◆ Required task ◆
Output exactly the lines from the line containing "Output the Python" through the line containing "import pandas as pd", inclusive, and omit any pictures.

◆ Dataset excerpts ◆

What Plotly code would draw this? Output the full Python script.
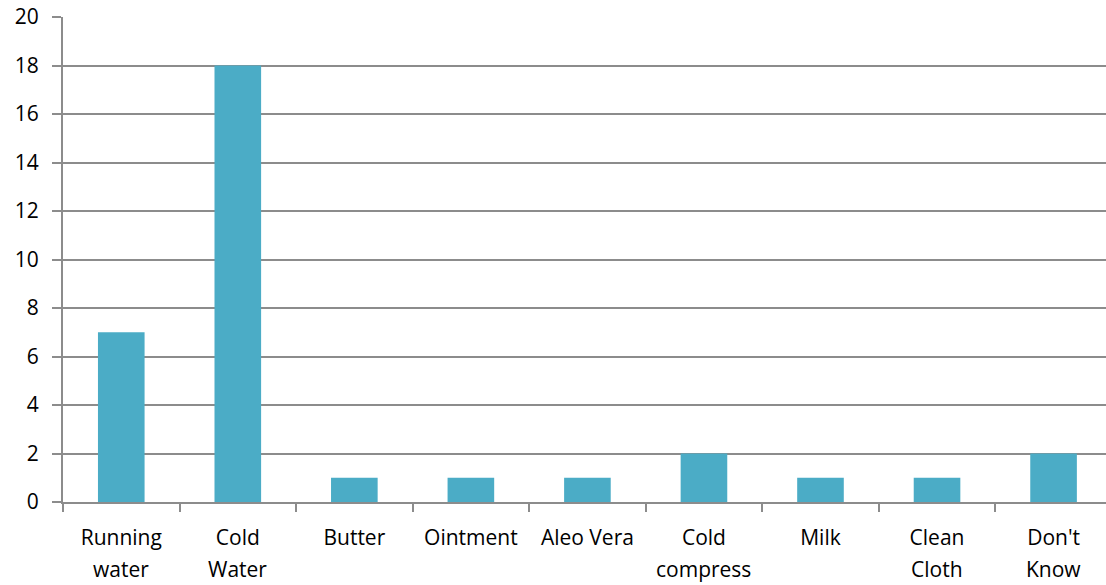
import plotly.graph_objects as go

categories = ["Running water", "Cold Water", "Butter", "Ointment", "Aleo Vera",
              "Cold compress", "Milk", "Clean Cloth", "Don't Know"]
line1 = ["Running", "Cold", "Butter", "Ointment", "Aleo Vera", "Cold", "Milk", "Clean", "Don't"]
line2 = ["water", "Water", "", "", "", "compress", "", "Cloth", "Know"]
values = [7, 18, 1, 1, 1, 2, 1, 1, 2]
y_ticks = [0, 2, 4, 6, 8, 10, 12, 14, 16, 18, 20]

FONT = "Open Sans"
FSIZE = 21
GRID = "#8c8c8c"

fig = go.Figure()
fig.add_trace(go.Bar(
    x=categories, y=values,
    marker=dict(color="#4BACC6", line=dict(width=0)),
    width=0.4,
    hoverinfo="skip",
))

annotations = []
for c, t in zip(categories, line2):
    if t:
        annotations.append(dict(
            x=c, y=0, xref="x", yref="paper", text=t, showarrow=False,
            yanchor="middle", xanchor="center", yshift=-67,
            font=dict(family=FONT, size=FSIZE, color="#000000"),
        ))

fig.update_layout(
    width=1106, height=585,
    margin=dict(l=63, r=0, t=17, b=83),
    paper_bgcolor="white", plot_bgcolor="white",
    showlegend=False,
    bargap=0.6,
    annotations=annotations,
    xaxis=dict(
        type="category",
        range=[-0.5, 8.45],
        tickmode="array", tickvals=categories, ticktext=line1,
        tickson="boundaries", ticks="outside", ticklen=8, tickcolor=GRID, tickwidth=2,
        showline=True, linecolor=GRID, linewidth=2,
        showgrid=False, zeroline=False,
        tickfont=dict(family=FONT, size=FSIZE, color="#000000"),
        ticklabelstandoff=16,
    ),
    yaxis=dict(
        range=[0, 20], tickmode="array", tickvals=y_ticks,
        ticks="outside", ticklen=9, tickcolor=GRID, tickwidth=2,
        showline=True, linecolor=GRID, linewidth=2,
        showgrid=True, gridcolor=GRID, gridwidth=2,
        zeroline=False,
        tickfont=dict(family=FONT, size=FSIZE, color="#000000"),
        ticklabelstandoff=9,
    ),
)

fig.write_html("out.html")
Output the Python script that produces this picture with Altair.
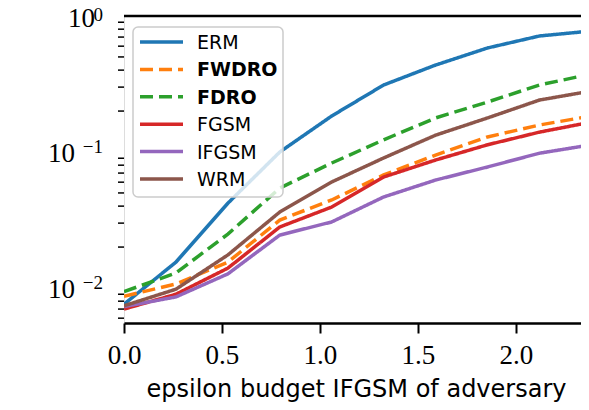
import altair as alt
import pandas as pd

# ---- data ----
eps = [0.0, 0.265, 0.53, 0.795, 1.06, 1.325, 1.59, 1.855, 2.12, 2.385]
names = ["ERM", "FWDRO", "FDRO", "FGSM", "IFGSM", "WRM"]
erm = [0.0076, 0.0155, 0.042, 0.100, 0.184, 0.311, 0.436, 0.582, 0.713, 0.776]
fwdro = [0.0087, 0.0107, 0.0155, 0.0316, 0.0444, 0.0678, 0.095, 0.129, 0.158, 0.184]
fdro = [0.0094, 0.0129, 0.0249, 0.0543, 0.083, 0.123, 0.178, 0.233, 0.311, 0.375]
fgsm = [0.0070, 0.0090, 0.0140, 0.0281, 0.0394, 0.0655, 0.0873, 0.113, 0.140, 0.166]
ifgsm = [0.0073, 0.0086, 0.0127, 0.0245, 0.0306, 0.0467, 0.0622, 0.0776, 0.098, 0.113]
wrm = [0.0074, 0.0098, 0.0175, 0.0362, 0.0602, 0.0904, 0.133, 0.178, 0.241, 0.281]
series = [erm, fwdro, fdro, fgsm, ifgsm, wrm]

colors = ["#1f77b4", "#ff7f0e", "#2ca02c", "#d62728", "#9467bd", "#8c564b"]
dashes = [[1, 0], [13, 6], [13, 6], [1, 0], [1, 0], [1, 0]]
bold_names = ["FWDRO", "FDRO"]

x_ticks = [0.0, 0.5, 1.0, 1.5, 2.0]
y_major = [0.01, 0.1, 1.0]
y_low = [0.01, 0.1]
y_low_exp = ["\u22122", "\u22121"]
y_top = [1.0]
y_top_exp = ["0"]
y_minor = [0.006, 0.007, 0.008, 0.009,
           0.02, 0.03, 0.04, 0.05, 0.06, 0.07, 0.08, 0.09,
           0.2, 0.3, 0.4, 0.5, 0.6, 0.7, 0.8, 0.9]

W, H = 457, 307
X_MAX = 2.332  # visible x range (plot is cut at the right edge)

rows = []
for n, s in zip(names, series):
    for e, v in zip(eps, s):
        rows.append({"eps": e, "err": v, "name": n})
df = pd.DataFrame(rows)

xscale = alt.Scale(domain=[0, X_MAX], nice=False, zero=False)
yscale = alt.Scale(type="log", domain=[0.00553, 1.0], nice=False)
color = alt.Color("name:N", scale=alt.Scale(domain=names, range=colors), legend=None)
dash = alt.StrokeDash("name:N", scale=alt.Scale(domain=names, range=dashes), legend=None)

SANS = "DejaVu Sans"
SERIF = "Liberation Serif"

lines = alt.Chart(df).mark_line(strokeWidth=3.5, clip=True).encode(
    x=alt.X("eps:Q", scale=xscale, axis=alt.Axis(
        values=x_ticks, format=".1f", title="epsilon budget IFGSM of adversary",
        labelFont=SERIF, labelFontSize=27, labelColor="black", labelFlush=False,
        labelBaseline="alphabetic", labelPadding=30, labelOverlap=False,
        tickSize=10, tickWidth=2, tickColor="black",
        domainWidth=2.5, domainColor="black", grid=False,
        titleFont=SANS, titleFontSize=24, titleFontWeight="normal", titleColor="black",
        titleX=232, titleY=73, titleAlign="center", titleBaseline="alphabetic")),
    y=alt.Y("err:Q", scale=yscale, axis=alt.Axis(
        values=y_major, labels=False, title="test error",
        tickSize=10, tickWidth=2, tickColor="black",
        domainWidth=2.5, domainColor="black", grid=False,
        titleFont=SANS, titleFontSize=23, titleFontWeight="normal", titleColor="black",
        titleX=-92, titleY=H / 2, titleAngle=270, titleAlign="center",
        titleBaseline="alphabetic")),
    color=color,
    strokeDash=dash,
)

top_spine = alt.Chart(pd.DataFrame({"a": [0]})).mark_rule(
    strokeWidth=2.5, color="black").encode(
    x=alt.value(0), x2=alt.value(W), y=alt.value(0))

minor = alt.Chart(pd.DataFrame({"v": y_minor})).mark_rule(
    strokeWidth=1.5, color="black").encode(
    y=alt.Y("v:Q", scale=yscale, axis=None), x=alt.value(-6), x2=alt.value(0))

def label_layer(vals, texts, x, size, dy):
    return alt.Chart(pd.DataFrame({"v": vals, "t": texts})).mark_text(
        align="right", baseline="alphabetic", dy=dy, font=SERIF, fontSize=size,
        color="black"
    ).encode(y=alt.Y("v:Q", scale=yscale, axis=None), x=alt.value(x), text="t:N")

base_low = label_layer(y_low, ["10"] * len(y_low), -49, 27, 10)
exp_low = label_layer(y_low, y_low_exp, -21, 19, 1)
base_top = label_layer(y_top, ["10"] * len(y_top), -29, 27, 11)
exp_top = label_layer(y_top, y_top_exp, -21, 19, 5)

main = alt.layer(lines, top_spine, minor, base_low, exp_low, base_top, exp_top)

# ---- legend ----
leg_df = pd.DataFrame({"name": names})
leg_y = alt.Y("name:N", scale=alt.Scale(type="point", domain=names, range=[26, 163], padding=0),
              axis=None)

box = alt.Chart(pd.DataFrame({"a": [0]})).mark_rect(
    fill="white", fillOpacity=0.8, stroke="#cccccc", strokeWidth=1.5, cornerRadius=5
).encode(x=alt.value(9), x2=alt.value(159), y=alt.value(11), y2=alt.value(181))

leg_lines = alt.Chart(leg_df).mark_rule(strokeWidth=3.5).encode(
    y=leg_y, x=alt.value(16), x2=alt.value(59), color=color, strokeDash=dash)

cond = "indexof(" + str(bold_names) + ", datum.name) >= 0"
leg_text_n = alt.Chart(leg_df).transform_filter("!(" + cond + ")").mark_text(
    align="left", baseline="alphabetic", dy=7, font=SANS, fontSize=19, color="black"
).encode(y=leg_y, x=alt.value(73), text="name:N")
leg_text_b = alt.Chart(leg_df).transform_filter(cond).mark_text(
    align="left", baseline="alphabetic", dy=7, font=SANS, fontSize=19, fontWeight="bold",
    color="black"
).encode(y=leg_y, x=alt.value(73), text="name:N")

legend = alt.layer(box, leg_lines, leg_text_n, leg_text_b)

chart = alt.layer(main, legend).resolve_scale(y="independent").properties(
    width=W, height=H,
    autosize=alt.AutoSizeParams(type="none"),
    padding={"left": 116, "top": 8, "right": 0, "bottom": 79},
).configure_view(stroke=None).configure(background="white")

chart.save("out.html", embed_options={"renderer": "svg", "actions": False})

◆ Finished exercise ◆
Output the Python script that produces this picture with Altair.
import altair as alt
import pandas as pd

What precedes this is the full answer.